C4 plants generally have higher rates of photosynthesis than C3 plants, especially at high light intensities. C4 plants have a higher light saturation point and can continue to increase photosynthetic rate at light levels where C3 plants have plateaued.
43. How do C4 plants regulate the balance between C4 and C3 cycles?
C4 plants regulate the balance between C4 and C3 cycles through various mechanisms, including the control of enzyme activities and metabolite transport between mesophyll and bundle sheath cells. This balance ensures efficient CO2 fixation and utilization in the Calvin cycle.
44. What are the energy costs associated with the CO2 concentrating mechanisms in C4 and CAM plants?
The CO2 concentrating mechanisms in C4 and CAM plants require additional ATP compared to C3 photosynthesis. In C4 plants, this is used for regenerating PEP. In CAM plants, energy is needed for acid accumulation at night and decarboxylation during the day. However, these costs are often offset by increased photosynthetic efficiency.
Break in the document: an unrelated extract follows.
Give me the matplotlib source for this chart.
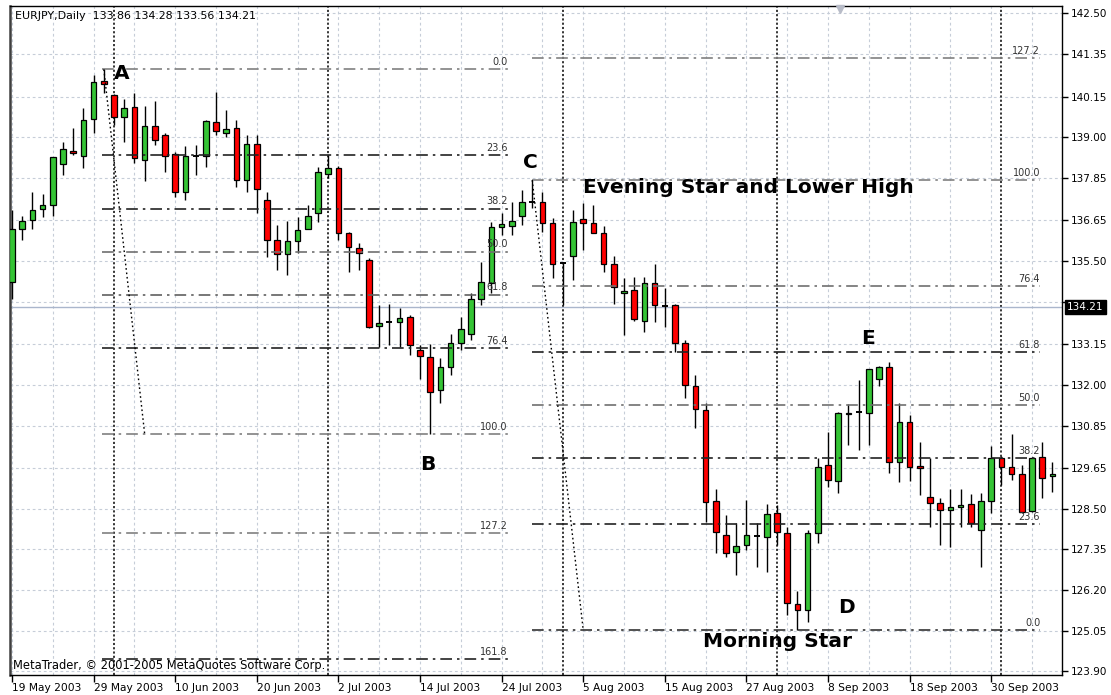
import numpy as np
import pandas as pd
import matplotlib
matplotlib.use("Agg")
import matplotlib.pyplot as plt

# EURJPY daily candles, 19 May 2003 .. 8 Oct 2003
opens = [134.91, 136.42, 136.66, 136.96, 137.08, 138.24, 138.62, 138.47, 139.53, 140.59,
         140.19, 139.58, 139.86, 138.37, 139.31, 139.06, 138.52, 137.46, 138.45, 138.47,
         139.44, 139.13, 139.25, 137.79, 138.80, 137.24, 136.09, 135.70, 136.06, 136.42,
         136.85, 137.96, 138.12, 136.30, 135.88, 135.53, 133.66, 133.76, 133.78, 133.92,
         132.98, 132.79, 131.85, 132.51, 133.19, 133.44, 134.44, 134.87, 136.45, 136.49,
         136.77, 137.18, 137.18, 136.58, 135.43, 135.64, 136.68, 136.58, 136.30, 135.41,
         134.59, 134.68, 133.80, 134.87, 134.26, 134.26, 133.19, 131.96, 131.29, 128.72,
         127.75, 127.28, 127.47, 127.75, 127.71, 128.37, 127.80, 125.80, 125.63, 127.82,
         129.73, 129.29, 131.17, 131.21, 131.21, 132.16, 132.51, 129.83, 130.96, 129.70,
         128.84, 128.67, 128.46, 128.54, 128.63, 127.89, 128.72, 129.92, 129.69, 129.47,
         128.44, 129.97, 129.43]
highs = [136.94, 136.77, 137.46, 137.41, 138.45, 138.87, 139.25, 139.82, 140.76, 140.92,
         140.22, 140.07, 140.24, 139.88, 140.03, 139.12, 138.58, 138.75, 138.78, 139.48,
         140.28, 139.77, 139.48, 139.06, 139.06, 137.46, 136.52, 136.63, 136.75, 137.08,
         138.15, 138.49, 138.18, 136.32, 136.01, 135.60, 134.26, 134.30, 134.17, 133.97,
         133.12, 133.17, 132.75, 133.45, 133.92, 134.60, 135.48, 136.61, 136.85, 137.18,
         137.51, 137.79, 137.46, 136.71, 135.47, 136.94, 137.13, 137.08, 136.49, 135.64,
         135.01, 135.06, 135.06, 135.41, 134.73, 134.30, 133.27, 132.28, 131.48, 129.05,
         128.32, 128.09, 128.76, 128.10, 128.63, 128.60, 127.97, 126.17, 127.89, 129.94,
         130.67, 131.24, 131.46, 132.14, 132.45, 132.53, 132.65, 131.48, 131.15, 130.39,
         129.93, 128.79, 129.05, 129.05, 128.93, 128.95, 130.27, 129.99, 130.61, 129.73,
         129.96, 130.39, 129.83]
lows = [134.44, 136.09, 136.42, 136.75, 136.77, 137.93, 138.49, 138.12, 139.11, 140.26,
        139.34, 138.87, 138.26, 137.77, 138.78, 138.02, 137.30, 137.22, 137.93, 138.16,
        139.06, 139.01, 137.60, 137.46, 136.85, 135.62, 135.26, 135.10, 135.73, 136.40,
        136.61, 137.85, 136.09, 135.20, 135.24, 133.60, 133.08, 133.12, 133.08, 132.84,
        132.18, 130.60, 131.48, 132.28, 132.98, 133.27, 134.26, 134.59, 136.23, 136.23,
        136.52, 136.99, 136.33, 135.01, 134.26, 134.96, 135.81, 136.28, 135.20, 134.30,
        133.41, 133.81, 133.50, 133.78, 133.64, 132.94, 131.62, 130.77, 128.13, 127.25,
        127.14, 126.62, 127.33, 126.86, 126.72, 127.47, 125.49, 125.07, 125.30, 127.52,
        129.10, 128.95, 130.30, 130.16, 130.30, 131.96, 129.50, 129.26, 129.29, 128.90,
        127.98, 127.47, 127.42, 127.99, 127.99, 126.86, 128.37, 129.17, 129.31, 128.37,
        128.40, 128.79, 128.98]
closes = [136.42, 136.63, 136.94, 137.08, 138.43, 138.66, 138.56, 139.48, 140.57, 140.50,
          139.58, 139.82, 138.40, 139.31, 138.92, 138.47, 137.46, 138.48, 138.48, 139.46,
          139.17, 139.22, 137.79, 138.80, 137.55, 136.09, 135.70, 136.07, 136.39, 136.77,
          138.01, 138.12, 136.30, 135.89, 135.74, 133.64, 133.76, 133.78, 133.90, 133.12,
          132.81, 131.80, 132.51, 133.19, 133.57, 134.44, 134.91, 136.45, 136.54, 136.64,
          137.18, 137.16, 136.58, 135.43, 135.45, 136.61, 136.58, 136.30, 135.41, 134.76,
          134.66, 133.85, 134.87, 134.26, 134.24, 133.19, 131.99, 131.31, 128.70, 127.85,
          127.25, 127.44, 127.75, 127.73, 128.35, 127.85, 125.84, 125.65, 127.80, 129.68,
          129.31, 131.21, 131.21, 131.24, 132.44, 132.51, 129.83, 130.96, 129.67, 129.66,
          128.67, 128.46, 128.55, 128.60, 128.09, 128.72, 129.94, 129.69, 129.48, 128.41,
          129.94, 129.37, 129.47]

dates = pd.bdate_range("2003-05-19", periods=len(opens))

ytick_vals = [142.50, 141.35, 140.15, 139.00, 137.85, 136.65, 135.50, 134.35, 133.15,
              132.00, 130.85, 129.65, 128.50, 127.35, 126.20, 125.05, 123.90]
last_price = 134.21
header = "EURJPY,Daily  133.86 134.28 133.56 134.21"
footer = "MetaTrader, \u00a9 2001-2005 MetaQuotes Software Corp."

# fibonacci retracements: A->B and D->C
fib_levels1 = [0.0, 23.6, 38.2, 50.0, 61.8, 76.4, 100.0, 127.2, 161.8]
fib_levels2 = [0.0, 23.6, 38.2, 50.0, 61.8, 76.4, 100.0, 127.2]
A_idx, A_price = 9, 140.92
B_price = 130.62
C_idx, C_price = 51, 137.79
D_price = 125.07

o = np.array(opens); h = np.array(highs); l = np.array(lows); c = np.array(closes)
x = np.arange(len(o))

fig = plt.figure(figsize=(11.11, 6.95), dpi=100)
ax = fig.add_axes([10 / 1111, 20 / 695, 1052 / 1111, 669 / 695])
ax.set_xlim(-0.2, 102.94)
ax.set_ylim(123.80, 142.71)

# grid
gcol = "#c6cdd8"
for yv in ytick_vals:
    ax.axhline(yv, color=gcol, lw=0.8, ls=(0, (2.5, 2.5)), zorder=1)
for xv in range(0, len(x), 4):
    ax.axvline(xv, color=gcol, lw=0.8, ls=(0, (2.5, 2.5)), zorder=1)

# month separators
for i in range(1, len(dates)):
    if dates[i].month != dates[i - 1].month:
        ax.axvline(i, color="black", lw=1.1, ls=(0, (1.4, 1.4)), zorder=2)

ax.axhline(last_price, color="#aab6cc", lw=1, zorder=2)

# candles
up = c >= o
doji = np.abs(c - o) < 0.035
ax.vlines(x, l, h, color="black", lw=1.0, zorder=3)
body_col = np.where(up, "#35c435", "#ff0000")
m = ~doji
ax.bar(x[m], np.abs(c - o)[m], bottom=np.minimum(o, c)[m], width=0.55,
       color=body_col[m], edgecolor="black", linewidth=0.9, zorder=4)
ax.hlines(c[doji], x[doji] - 0.3, x[doji] + 0.3, color="black", lw=1.4, zorder=4)

# fibonacci lines (drawn over the candles)
dashdot = (0, (7, 3, 1.5, 3))
fib1_cols = ["#808080", "#222222", "#222222", "#707070", "#606060", "#222222", "#808080", "#808080", "#222222"]
fib2_cols = ["#333333", "#222222", "#222222", "#707070", "#222222", "#707070", "#808080", "#808080"]
for lev, col in zip(fib_levels1, fib1_cols):
    p = A_price - (A_price - B_price) * lev / 100
    ax.hlines(p, A_idx - 0.15, 48.7, color=col, lw=1.2, ls=dashdot, zorder=5)
    ax.text(48.6, p + 0.06, f"{lev:.1f}", ha="right", va="bottom", fontsize=7,
            color="#333333", zorder=6)
for lev, col in zip(fib_levels2, fib2_cols):
    p = D_price + (C_price - D_price) * lev / 100
    ax.hlines(p, C_idx, 100.8, color=col, lw=1.2, ls=dashdot, zorder=5)
    ax.text(100.8, p + 0.06, f"{lev:.1f}", ha="right", va="bottom", fontsize=7,
            color="#333333", zorder=6)
ax.plot([A_idx, A_idx + 4], [A_price, B_price], color="black", lw=1, ls=(0, (1.2, 2)), zorder=5)
ax.plot([C_idx, C_idx + 5], [C_price, D_price], color="black", lw=1, ls=(0, (1.2, 2)), zorder=5)

# annotations
big = dict(fontsize=14.5, fontweight="bold", color="black", zorder=7)
ax.text(10.8, 140.81, "A", ha="center", va="center", **big)
ax.text(40.8, 129.76, "B", ha="center", va="center", **big)
ax.text(50.8, 138.30, "C", ha="center", va="center", **big)
ax.text(81.8, 125.72, "D", ha="center", va="center", **big)
ax.text(83.9, 133.32, "E", ha="center", va="center", **big)
ax.text(56.0, 137.59, "Evening Star and Lower High", ha="left", va="center", **big)
ax.text(67.7, 124.76, "Morning Star", ha="left", va="center", **big)

# shift marker
ax.plot([81.2], [142.62], marker="v", ms=6, color="#b8bcc8", zorder=7, clip_on=False)

# axes
for s in ax.spines.values():
    s.set_color("black")
    s.set_linewidth(1.0)
ax.spines["left"].set_linewidth(1.8)
ax.spines["left"].set_color("#404040")

ax.yaxis.tick_right()
ax.set_yticks(ytick_vals)
ax.set_yticklabels(["" if v == 134.35 else f"{v:.2f}" for v in ytick_vals])
ax.tick_params(axis="y", length=4, width=1, labelsize=7.5, pad=2, colors="black")

xt = list(range(0, len(x), 8))
ax.set_xticks(xt)
ax.set_xticklabels([f"{dates[i].day} {dates[i]:%b %Y}" for i in xt], ha="left")
ax.tick_params(axis="x", length=5, width=1, labelsize=7.7, pad=1)

ax.text(1.005, (last_price - 123.80) / (142.71 - 123.80), f"{last_price:.2f}",
        transform=ax.transAxes, ha="left", va="center", fontsize=7.5, color="white",
        bbox=dict(boxstyle="square,pad=0.2", fc="black", ec="black"), zorder=8)

fig.text(15 / 1111, 1 - 16 / 695, header, ha="left", va="center", fontsize=7.9)
fig.text(13 / 1111, 1 - 665 / 695, footer, ha="left", va="center", fontsize=8.3)

fig.savefig("out.png", dpi=100, facecolor="white")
45. How do C4 and CAM plants cope with high temperatures?
C4 and CAM plants are well-adapted to high temperatures. C4 plants maintain high photosynthetic rates by concentrating CO2 around RuBisCO, reducing photorespiration. CAM plants avoid heat stress by fixing CO2 at night when temperatures are cooler and closing stomata during hot days.
46. What is the importance of bundle sheath conductance in C4 photosynthesis?
Bundle sheath conductance is crucial in C4 photosynthesis as it affects the efficiency of the CO2 concentrating mechanism. Low conductance helps maintain high CO2 levels around RuBisCO, but if too low, it can limit the rate of CO2 supply to the Calvin cycle.
47. How do C4 and CAM pathways affect plant growth rates?
C4 plants often have higher growth rates than C3 plants, especially in warm, high-light environments, due to their more efficient photosynthesis. CAM plants typically have slower growth rates due to the energy costs of their CO2 concentrating mechanism and the need to conserve water.
48. What is the role of pyruvate orthophosphate dikinase (PPDK) in C4 photosynthesis?
Pyruvate orthophosphate dikinase (PPDK) is a key enzyme in C4 photosynthesis that regenerates phosphoenolpyruvate (PEP) from pyruvate. This regeneration is crucial for the continuous operation of the C4 cycle, allowing for sustained CO2 fixation in mesophyll cells.
49. How do C4 and CAM plants differ in their response to drought stress?
Both C4 and CAM plants are adapted to drought stress, but in different ways. C4 plants can maintain photosynthesis with partially closed stomata, improving water use efficiency. CAM plants take this further by only opening stomata at night, allowing extreme water conservation.